A Peruvian goat herder opens a barn door to release a flood of brown and white Boer goats.
He steps out of the way as the goats swarm to several cut juniper trees in their pen. Like piranhas, they will pick the trees clean in a matter of hours.
Once put out on rangeland, the goats will seek and destroy junipers, eating the foliage as high as they can reach.
“It’s like candy,” Silvies Valley Ranch owner Sandy Campbell said.
The ranch, just south of Seneca, started their goat herd to establish an additional source of income from the same rangeland on which they graze cattle.
Goats can graze the same pastures as cattle and don’t share parasites. While cattle focus on grasses, goats are drawn to shrubs and bushes. The animals are great brush and weed control, according to Campbell, which helped the ranch avoid chemical weed control and become certified organic.
“We’ve really been impressed by how well the goats work with the cattle,” Campbell said. “They have improved the rangeland in a lot of places by getting rid of the weeds and cleaning up the underbrush in our forest areas. It’s been really good for fire suppression.”
While grazing, the goats are managed by three Peruvian goat herders working under temporary agricultural visas, Campbell said.
“They’re very knowledgeable and great herdsmen and hard workers,” she said, adding it’s hard to find experienced goat herders in the United States.
Border collies help the herders, while Great Pyrenees mountain dogs protect the goats from coyotes and raptors.
Originally from South Africa, the heavier Boer goats were initially bred as show animals in the U.S., which removed many desirable range goat traits.
Since then, Campbell has been working to breed them back into “the Angus of goats.”
They’ve crossbred them with some Spanish goats and another South African breed called Kalahari red. The end goal is to develop their own breed of hybrid range goat.
“We’re breeding for big babies that hit the ground strong and grow really well on range,” Campbell said.

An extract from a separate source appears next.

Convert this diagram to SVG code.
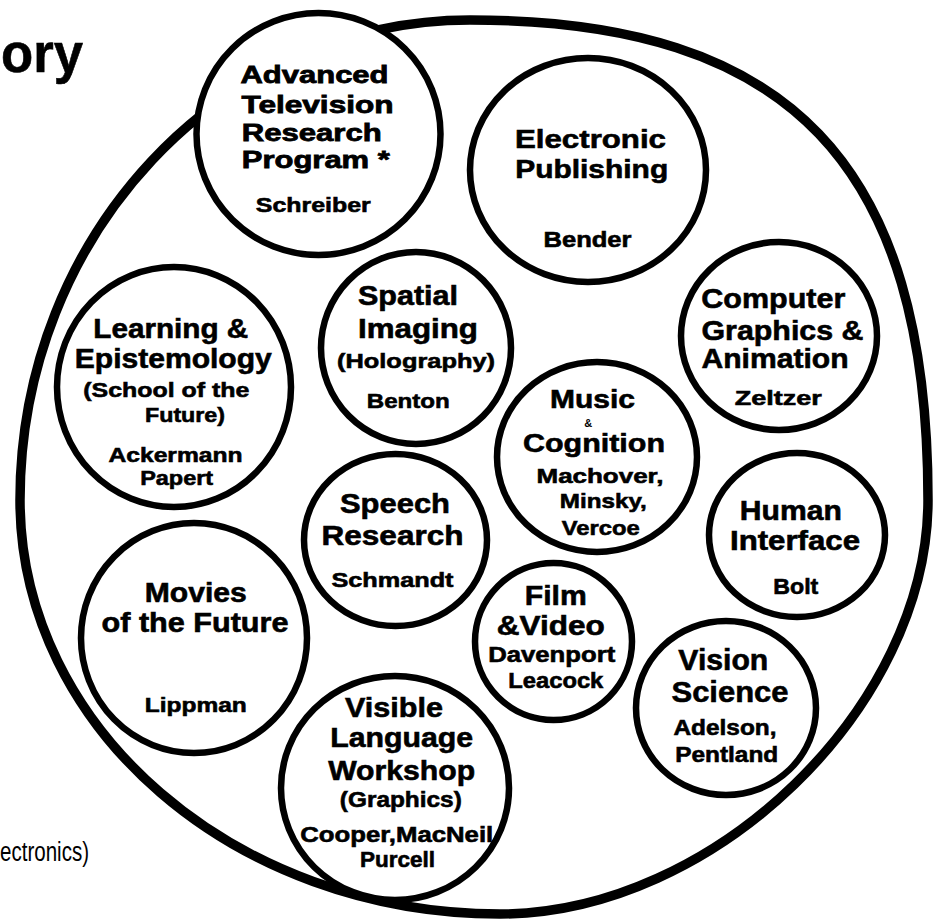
<svg xmlns="http://www.w3.org/2000/svg" width="935" height="923" viewBox="0 0 935 923">
<style>
.bg{fill:#fff}
.outline{fill:none;stroke:#000;stroke-width:9.5}
.node{fill:#fff;stroke:#000;stroke-width:6.5}
text{font-family:"Liberation Sans",Arial,Helvetica,sans-serif;font-weight:bold;text-anchor:middle;fill:#000}
.h,.n{stroke:#000;stroke-width:0.6}
.h{font-size:27px}
.n{font-size:21px}
.title{font-size:56px;text-anchor:start;stroke:#000;stroke-width:0.6}
.side{font-size:27px;font-weight:normal;text-anchor:start}
</style>
<rect class="bg" x="0" y="0" width="935" height="923"/>
<text class="title" x="1" y="72" textLength="82" lengthAdjust="spacingAndGlyphs">ory</text>
<text class="side" x="0" y="861" textLength="89" lengthAdjust="spacingAndGlyphs">ectronics)</text>
<g id="boundary">
<path class="outline" d="M470,20 C790,20 928,164 928,500 C928,707 714,914 500,914 C235,914 20,729 20,500 C20,235 221.5,20 470,20 Z"/>
</g>
<g id="atv">
<ellipse class="node" cx="318.5" cy="134" rx="122" ry="121"/>
<text class="h" style="font-size:24px;stroke-width:0.8" x="314.5" y="83" textLength="148" lengthAdjust="spacingAndGlyphs">Advanced</text>
<text class="h" style="font-size:24px;stroke-width:0.8" x="317.5" y="113" textLength="152" lengthAdjust="spacingAndGlyphs">Television</text>
<text class="h" style="font-size:24px;stroke-width:0.8" x="311.7" y="141" textLength="140" lengthAdjust="spacingAndGlyphs">Research</text>
<text class="h" style="font-size:24px;stroke-width:0.8" x="315.8" y="168" textLength="148" lengthAdjust="spacingAndGlyphs">Program *</text>
<text class="n" x="313.3" y="212" textLength="115" lengthAdjust="spacingAndGlyphs">Schreiber</text>
</g>
<g id="electronic-publishing">
<ellipse class="node" cx="588" cy="170" rx="118" ry="112"/>
<text class="h" style="font-size:26px" x="590.5" y="148" textLength="151" lengthAdjust="spacingAndGlyphs">Electronic</text>
<text class="h" style="font-size:26px" x="591.7" y="178" textLength="153" lengthAdjust="spacingAndGlyphs">Publishing</text>
<text class="n" style="font-size:22px" x="587.5" y="247" textLength="88" lengthAdjust="spacingAndGlyphs">Bender</text>
</g>
<g id="learning">
<ellipse class="node" cx="174" cy="387" rx="117" ry="120"/>
<text class="h" style="font-size:28px" x="170.8" y="338" textLength="155" lengthAdjust="spacingAndGlyphs">Learning &amp;</text>
<text class="h" style="font-size:28px" x="173.3" y="368" textLength="197" lengthAdjust="spacingAndGlyphs">Epistemology</text>
<text class="n" x="166.3" y="397" textLength="166" lengthAdjust="spacingAndGlyphs">(School of the</text>
<text class="n" x="185" y="422" textLength="80" lengthAdjust="spacingAndGlyphs">Future)</text>
<text class="n" x="175.5" y="462" textLength="134" lengthAdjust="spacingAndGlyphs">Ackermann</text>
<text class="n" x="176.7" y="485" textLength="73" lengthAdjust="spacingAndGlyphs">Papert</text>
</g>
<g id="spatial-imaging">
<ellipse class="node" cx="416" cy="348" rx="95" ry="96"/>
<text class="h" x="408" y="305" textLength="100" lengthAdjust="spacingAndGlyphs">Spatial</text>
<text class="h" x="418" y="338" textLength="120" lengthAdjust="spacingAndGlyphs">Imaging</text>
<text class="n" x="416" y="368" textLength="158" lengthAdjust="spacingAndGlyphs">(Holography)</text>
<text class="n" x="408.3" y="408" textLength="83" lengthAdjust="spacingAndGlyphs">Benton</text>
</g>
<g id="computer-graphics">
<ellipse class="node" cx="779" cy="336" rx="98" ry="94"/>
<text class="h" style="font-size:28px" x="773.3" y="308" textLength="144" lengthAdjust="spacingAndGlyphs">Computer</text>
<text class="h" style="font-size:28px" x="782.5" y="340" textLength="162" lengthAdjust="spacingAndGlyphs">Graphics &amp;</text>
<text class="h" style="font-size:28px" x="775" y="368" textLength="147" lengthAdjust="spacingAndGlyphs">Animation</text>
<text class="n" x="778.3" y="405" textLength="87" lengthAdjust="spacingAndGlyphs">Zeltzer</text>
</g>
<g id="music-cognition">
<ellipse class="node" cx="597" cy="457" rx="100" ry="95"/>
<text class="h" style="font-size:26px" x="592.5" y="408" textLength="85" lengthAdjust="spacingAndGlyphs">Music</text>
<text style="font-size:11px" x="588.3" y="427">&amp;</text>
<text class="h" style="font-size:26px" x="594" y="452" textLength="142" lengthAdjust="spacingAndGlyphs">Cognition</text>
<text class="n" x="600" y="483" textLength="127" lengthAdjust="spacingAndGlyphs">Machover,</text>
<text class="n" x="603.3" y="508" textLength="87" lengthAdjust="spacingAndGlyphs">Minsky,</text>
<text class="n" x="600.8" y="535" textLength="78" lengthAdjust="spacingAndGlyphs">Vercoe</text>
</g>
<g id="human-interface">
<ellipse class="node" cx="797" cy="535" rx="88" ry="82"/>
<text class="h" x="790.8" y="520" textLength="102" lengthAdjust="spacingAndGlyphs">Human</text>
<text class="h" x="795" y="550" textLength="130" lengthAdjust="spacingAndGlyphs">Interface</text>
<text class="n" style="font-size:22px" x="795.8" y="594" textLength="45" lengthAdjust="spacingAndGlyphs">Bolt</text>
</g>
<g id="speech-research">
<ellipse class="node" cx="395.5" cy="540" rx="91.5" ry="86"/>
<text class="h" style="font-size:28px" x="395" y="513" textLength="110" lengthAdjust="spacingAndGlyphs">Speech</text>
<text class="h" style="font-size:28px" x="392.5" y="545" textLength="142" lengthAdjust="spacingAndGlyphs">Research</text>
<text class="n" x="392.5" y="587" textLength="122" lengthAdjust="spacingAndGlyphs">Schmandt</text>
</g>
<g id="film-video">
<ellipse class="node" cx="553.5" cy="641.5" rx="78.5" ry="78.5"/>
<text class="h" style="font-size:28px" x="555.8" y="605" textLength="62" lengthAdjust="spacingAndGlyphs">Film</text>
<text class="h" style="font-size:28px" x="550.8" y="635" textLength="108" lengthAdjust="spacingAndGlyphs">&amp;Video</text>
<text class="n" style="font-size:22px" x="551.7" y="662" textLength="127" lengthAdjust="spacingAndGlyphs">Davenport</text>
<text class="n" style="font-size:22px" x="555.8" y="688" textLength="95" lengthAdjust="spacingAndGlyphs">Leacock</text>
</g>
<g id="vision-science">
<ellipse class="node" cx="726" cy="708" rx="90" ry="87"/>
<text class="h" style="font-size:29px" x="723.3" y="670" textLength="90" lengthAdjust="spacingAndGlyphs">Vision</text>
<text class="h" style="font-size:29px" x="730" y="702" textLength="117" lengthAdjust="spacingAndGlyphs">Science</text>
<text class="n" style="font-size:22px" x="725" y="735" textLength="103" lengthAdjust="spacingAndGlyphs">Adelson,</text>
<text class="n" style="font-size:22px" x="726.7" y="762" textLength="103" lengthAdjust="spacingAndGlyphs">Pentland</text>
</g>
<g id="movies-future">
<ellipse class="node" cx="194" cy="638" rx="113" ry="115"/>
<text class="h" x="195.8" y="602" textLength="102" lengthAdjust="spacingAndGlyphs">Movies</text>
<text class="h" x="195" y="632" textLength="187" lengthAdjust="spacingAndGlyphs">of the Future</text>
<text class="n" x="195.8" y="712" textLength="102" lengthAdjust="spacingAndGlyphs">Lippman</text>
</g>
<g id="visible-language">
<ellipse class="node" cx="395" cy="788" rx="114" ry="112"/>
<text class="h" style="font-size:28px" x="394" y="717" textLength="98" lengthAdjust="spacingAndGlyphs">Visible</text>
<text class="h" style="font-size:28px" x="401.7" y="747" textLength="143" lengthAdjust="spacingAndGlyphs">Language</text>
<text class="h" style="font-size:28px" x="401.7" y="780" textLength="147" lengthAdjust="spacingAndGlyphs">Workshop</text>
<text class="n" style="font-size:22px" x="400.8" y="807" textLength="122" lengthAdjust="spacingAndGlyphs">(Graphics)</text>
<text class="n" style="font-size:22px" x="396.7" y="842" textLength="193" lengthAdjust="spacingAndGlyphs">Cooper,MacNeil</text>
<text class="n" style="font-size:22px" x="397.5" y="867" textLength="75" lengthAdjust="spacingAndGlyphs">Purcell</text>
</g>
</svg>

The goats spend the majority of their lives on rangeland but are brought into barns during the winter months. When in labor, mothers are brought indoors and give birth onto heated floors where they stay with their offspring for one to two days. They then move to the family pens and, when ready, back out to the winter barns.
The kids normally double their birth weight in the first month of life, Campbell said.
Goat meat, or chevon, is catching on in restaurants and health food circles because it is high in nutrients and low in fat, Campbell said.
The meat will be a staple on the menu at Retreat at Silvies Valley Ranch when it opens in July, and they hope to sell chevon locally in the future.